Quick Take
- Narration: Joe Arden is an established voice in romance audiobooks, and his performance across all four stories is confident and consistent, he handles both the swagger of the bad-boy characterizations and the more vulnerable moments without losing the series’ energy.
- Themes: Bad boys and redemption arcs, second-chance romance, the complicated pull of chosen family
- Mood: Fast-paced and fun, emotionally generous, built for binge listening
- Verdict: A box set that delivers exactly what it promises, four satisfying romance arcs with a cast of brothers readers will genuinely miss when it is over.
I picked up the Riggs Brothers box set on a weekend when I wanted something that would not require me to think too hard but would still deliver real emotional payoff. That is a specific kind of reading appetite, and Julie Kriss clearly understands it. Twenty hours of audiobook covering four brothers from the wrong side of the tracks, each one meeting the woman who disrupts his carefully defended equilibrium, is a commitment that only works if the individual stories are strong enough to sustain the marathon. They are.
The series follows Luke, Jace, Ryan, and Dex Riggs in four separate novels that share a setting, a family, and a set of thematic concerns. Each brother has a different damage and a different way of keeping people at a distance. Luke is the returning bad boy. Jace has just come out of prison. Ryan is a former baseball player raising a son alone. Dex has turned being irresponsible into a philosophy. Kriss moves through these variations on the same basic character type with enough specificity that they feel like distinct people rather than the same archetype in different clothes.
Our Take on Riggs Brothers: The Complete Series
The box set format suits this series well. The novels are relatively short individually, and reading them back to back allows the cumulative emotional weight of the Riggs family dynamics to build in a way that reading each book separately, with time between them, would not allow. By the time you reach Dex’s story in book four, you have enough investment in this family that his arc carries additional resonance.
Kriss is skilled at the HEA (happily ever after) delivery, the endings feel earned rather than merely procedural. Multiple reviewers noted laughing and crying in equal measure, which is the signal that the emotional mechanics are working as intended. One reviewer described falling in love right along with the characters, which is precisely the effect a series like this needs to produce. The NSFW scenes are explicit, as reviewers flagged, and they are integrated into the narratives rather than functioning as separate set pieces.
Why Listen to Riggs Brothers: The Complete Series
Joe Arden is a smart choice for this material. He is well-established as a romance narrator, and he brings a vocal quality to the Riggs brothers that captures the contradiction at the heart of each character: men who project toughness but are genuinely undone by the right woman. He handles the four brothers distinctly enough that listeners can track which story they are in without losing the sense of a shared family voice. At twenty hours, the box set is a significant commitment, and having a narrator who maintains consistent quality across that runtime matters.
The complete series format also represents good value for listeners who prefer to invest in a world and stay in it. Kriss does not pad her individual novels, so the twenty hours are substantially full of story rather than repetition or filler.

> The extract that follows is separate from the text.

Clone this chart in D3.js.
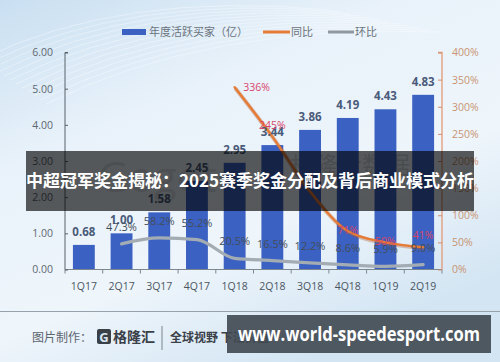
<!DOCTYPE html>
<html><head><meta charset="utf-8">
<script src="https://cdn.jsdelivr.net/npm/d3@7/dist/d3.min.js"></script>
<style>html,body{margin:0;padding:0;background:#fff;}svg{display:block;}</style>
</head><body>
<script>
const categories = ["1Q17","2Q17","3Q17","4Q17","1Q18","2Q18","3Q18","4Q18","1Q19","2Q19"];
const buyers = [0.68,1.00,1.58,2.45,2.95,3.44,3.86,4.19,4.43,4.83];
const yoy = [null,null,null,null,336,245,144,71,50,41];
const yoyLabels = [null,null,null,null,"336%","245%",null,"71%","50%","41%"];
const qoq = [null,47.3,58.2,55.2,20.5,16.5,12.2,8.6,5.9,9.0];
const qoqLabels = [null,"47.3%","58.2%","55.2%","20.5%","16.5%","12.2%","8.6%","5.9%","9.0%"];
const leftTicks = [0,1,2,3,4,5,6];
const rightTicks = [0,50,100,150,200,250,300,350,400];
const legendNames = ["年度活跃买家（亿）","同比","环比"];
const title = "中超冠军奖金揭秘：2025赛季奖金分配及背后商业模式分析";
const siteText = "www.world-speedesport.com";

const W=500,H=362;
const svg=d3.select("body").append("svg").attr("width",W).attr("height",H);
const defs=svg.append("defs");
const bg=defs.append("linearGradient").attr("id","bg").attr("x1","0").attr("y1","0").attr("x2","0.6").attr("y2","1");
bg.append("stop").attr("offset","0").attr("stop-color","#c9dff1");
bg.append("stop").attr("offset","0.35").attr("stop-color","#e9f2fa");
bg.append("stop").attr("offset","0.7").attr("stop-color","#eef5fb");
bg.append("stop").attr("offset","1").attr("stop-color","#d3e5f3");
svg.append("rect").attr("width",W).attr("height",H).attr("fill","url(#bg)");
const deco=svg.append("g").attr("fill","none").attr("stroke","#ffffff").attr("stroke-opacity",0.35).attr("stroke-width",1);
d3.range(12).forEach(i=>{
  deco.append("path").attr("d",`M${-20+i*6},${60+i*4} Q${120+i*8},${-10+i*3} ${330+i*10},${10+i*2}`);
});

const cjk='"Noto Sans CJK SC","Noto Sans",sans-serif';
const num='"Open Sans","Liberation Sans",sans-serif';

const x=d3.scaleBand().domain(categories).range([65,442]).paddingInner(0.42).paddingOuter(0.21);
const xb=d3.scaleBand().domain(categories).range([65,442]).padding(0);
const y=d3.scaleLinear().domain([0,6]).range([269.5,52.5]);
const yr=d3.scaleLinear().domain([0,400]).range([269.5,52.5]);
const cx=c=>x(c)+x.bandwidth()/2;

// watermark
svg.append("text").attr("x",98).attr("y",192).attr("font-family",num).attr("font-size",42)
  .attr("fill","#9aa3ab").attr("fill-opacity",0.3).text("Gogoto");
svg.append("text").attr("x",290).attr("y",174).attr("font-family",cjk).attr("font-size",24)
  .attr("fill","#8a939b").attr("fill-opacity",0.35).text("格隆大数据");

// bars
svg.append("g").selectAll("rect").data(categories).join("rect")
  .attr("x",c=>x(c)).attr("width",x.bandwidth())
  .attr("y",(c,i)=>y(buyers[i])).attr("height",(c,i)=>y(0)-y(buyers[i]))
  .attr("fill","#3b61c2");

// axes
const ax=svg.append("g").attr("transform","translate(0,269.5)");
ax.append("line").attr("x1",65).attr("x2",442).attr("stroke","#7d8790").attr("stroke-width",1);
const bnds=categories.map(c=>xb(c)).concat([442]);
ax.selectAll("line.t").data(bnds).join("line").attr("class","t")
  .attr("x1",d=>d).attr("x2",d=>d).attr("y1",0).attr("y2",4).attr("stroke","#7d8790");
const xa=svg.append("g").attr("transform","translate(0,269.5)")
  .call(d3.axisBottom(x).tickSize(0).tickPadding(13));
xa.select(".domain").remove();
xa.selectAll("text").attr("font-family",num).attr("font-size",10.5).attr("fill","#4c5561");

const la=svg.append("g").attr("transform","translate(65,0)")
  .call(d3.axisRight(y).tickValues(leftTicks).tickSize(3).tickFormat(d3.format(".2f")));
la.select(".domain").attr("stroke","#59626b").attr("d","M3,52.5H0V269.5");
la.selectAll(".tick line").attr("stroke","#59626b");
la.selectAll("text").attr("x",-12).attr("text-anchor","end").attr("font-family",num).attr("font-size",10.5).attr("fill","#5f6872");

const ra=svg.append("g").attr("transform","translate(442,0)")
  .call(d3.axisLeft(yr).tickValues(rightTicks).tickSize(4).tickFormat(d=>d+"%"));
ra.select(".domain").attr("stroke","#e39a78").attr("stroke-width",1.3).attr("d","M-4,52.5H0V269.5");
ra.selectAll(".tick line").attr("stroke","#d28e70");
ra.selectAll("text").attr("x",10).attr("text-anchor","start").attr("font-family",num).attr("font-size",10.5).attr("fill","#c99473");

// lines
const qoqPts=categories.map((c,i)=>[cx(c),qoq[i]]).filter(d=>d[1]!=null);
const yoyPts=categories.map((c,i)=>[cx(c),yoy[i]]).filter(d=>d[1]!=null);
const lg=d3.line().x(d=>d[0]).y(d=>yr(d[1])).curve(d3.curveMonotoneX);
svg.append("path").attr("d",lg(qoqPts)).attr("fill","none").attr("stroke","#a3abb3").attr("stroke-width",3.2).attr("stroke-linecap","round");
svg.append("path").attr("d",lg(yoyPts)).attr("fill","none").attr("stroke","#b45a2a").attr("stroke-opacity",0.35).attr("stroke-width",4).attr("transform","translate(0.6,1)");
svg.append("path").attr("d",lg(yoyPts)).attr("fill","none").attr("stroke","#e57b35").attr("stroke-width",2.4).attr("stroke-linecap","round");

// bar labels
svg.append("g").selectAll("text").data(categories).join("text")
  .attr("x",c=>cx(c)).attr("y",(c,i)=>y(buyers[i])-9).attr("text-anchor","middle")
  .attr("font-family",num).attr("font-size",11.5).attr("font-weight","bold").attr("fill","#4a5b7a")
  .text((c,i)=>buyers[i].toFixed(2));

// qoq labels
svg.append("g").selectAll("text").data(categories.filter((c,i)=>qoqLabels[i])).join("text")
  .attr("x",c=>cx(c)).attr("y",c=>yr(qoq[categories.indexOf(c)])-13).attr("text-anchor","middle")
  .attr("font-family",num).attr("font-size",11).attr("fill","#434e5a")
  .text(c=>qoqLabels[categories.indexOf(c)]);

// yoy labels
svg.append("g").selectAll("text").data(categories.filter((c,i)=>yoyLabels[i])).join("text")
  .attr("x",(c)=>{const i=categories.indexOf(c);return cx(c)+(i===4?22:0);})
  .attr("y",(c)=>{const i=categories.indexOf(c);return yr(yoy[i])+(i===4?4:(i===7||i===8?3:-8));})
  .attr("text-anchor","middle")
  .attr("font-family",num).attr("font-size",10.5).attr("fill","#d9456a")
  .text(c=>yoyLabels[categories.indexOf(c)]);

// legend
const leg=svg.append("g").attr("font-family",cjk).attr("font-size",11).attr("fill","#6a737c");
leg.append("rect").attr("x",122).attr("y",29).attr("width",24).attr("height",6).attr("fill","#3b61c2");
leg.append("text").attr("x",149).attr("y",36).text(legendNames[0]);
leg.append("line").attr("x1",263).attr("x2",290).attr("y1",32).attr("y2",32).attr("stroke","#e57b35").attr("stroke-width",3);
leg.append("text").attr("x",291).attr("y",36).text(legendNames[1]);
leg.append("line").attr("x1",328).attr("x2",354).attr("y1",32).attr("y2",32).attr("stroke","#8f98a1").attr("stroke-width",3);
leg.append("text").attr("x",355).attr("y",36).text(legendNames[2]);

// title banner
svg.append("rect").attr("x",26).attr("y",151).attr("width",448).attr("height",60).attr("fill","#000").attr("fill-opacity",0.64);
svg.append("text").attr("x",250).attr("y",187).attr("text-anchor","middle").attr("font-family",cjk)
  .attr("font-size",17).attr("font-weight","bold").attr("fill","#fff").text(title);

// footer
svg.append("line").attr("x1",0).attr("x2",W).attr("y1",311.5).attr("y2",311.5).attr("stroke","#96a1ab").attr("stroke-width",1);
svg.append("text").attr("x",32).attr("y",342).attr("font-family",cjk).attr("font-size",12).attr("fill","#5c656e").text("图片制作：");
svg.append("rect").attr("x",97).attr("y",329).attr("width",14).attr("height",15).attr("rx",2).attr("fill","#3a4048");
svg.append("text").attr("x",104).attr("y",342).attr("text-anchor","middle").attr("font-family",num).attr("font-size",13).attr("font-weight","bold").attr("fill","#d9e6f1").text("G");
svg.append("text").attr("x",113).attr("y",342).attr("font-family",cjk).attr("font-size",14).attr("font-weight","bold").attr("fill","#3a4048").text("格隆汇");
svg.append("line").attr("x1",162).attr("x2",162).attr("y1",326).attr("y2",350).attr("stroke","#7a838c");
svg.append("text").attr("x",170).attr("y",342).attr("font-family",cjk).attr("font-size",12).attr("font-weight","bold").attr("fill","#3a4048").text("全球视野 下注价值");
svg.append("rect").attr("x",227).attr("y",315).attr("width",264).attr("height",38).attr("fill","#3f4850").attr("fill-opacity",0.9);
svg.append("text").attr("x",238).attr("y",341).attr("font-family",num).attr("font-size",20).attr("font-weight","bold")
  .attr("fill","#fff").attr("textLength",242).attr("lengthAdjust","spacingAndGlyphs").text(siteText);
</script>
</body></html>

What to Watch For in Riggs Brothers: The Complete Series
If you are new to Julie Kriss, this series is a good entry point, but the formula, bad boy meets his match, resists, eventually capitulates, repeats four times with variation rather than reinvention. Listeners who enjoy the formula will not find this a problem. Listeners who need more structural novelty from their romance series may find the box set experience slightly repetitive by book three or four, even if each individual novel satisfies on its own terms.
The explicit content is consistent throughout, and book two’s setup, a man recently released from prison developing feelings for his mandatory counselor, navigates a power dynamic that some readers find problematic. Kriss handles it with awareness, but it is worth flagging for listeners who find that particular dynamic uncomfortable.
Who Should Listen to Riggs Brothers: The Complete Series
Romance readers who enjoy working-class bad-boy redemption arcs delivered with emotional generosity and explicit content will be well-served by this box set. It is a strong choice for binge listening, the twenty-hour format works better as a sustained session than as casual listening between other audiobooks. Skip it if you prefer your romance narratives to vary more significantly in structure and tone from story to story.
Frequently Asked Questions
Do the four Riggs Brothers stories need to be listened to in order?
They work best in order, since the brothers appear in each other’s stories and the family dynamics build cumulatively. Each book resolves its own central romance, but reading out of order means missing context for how the family functions as a unit.
How explicit is the content, and is it consistent across all four books?
The content is explicitly adult throughout. Reviewers consistently flagged NSFW scenes as a feature of the series. The explicitness is similar across all four books rather than varying significantly by installment.
Is Joe Arden’s narration effective for female characters, or does the male narrator perspective limit those scenes?
Arden handles female characters with enough nuance that the narration does not undermine their agency or interiority. Romance readers familiar with his work will not find the casting surprising; this is his established genre.
How does the complete series format compare to listening to the individual books separately?
The box set creates a more immersive experience since the family’s shared history accumulates across all four arcs. Listeners who read the books individually over time report a slightly different emotional experience than those who binge the full box set.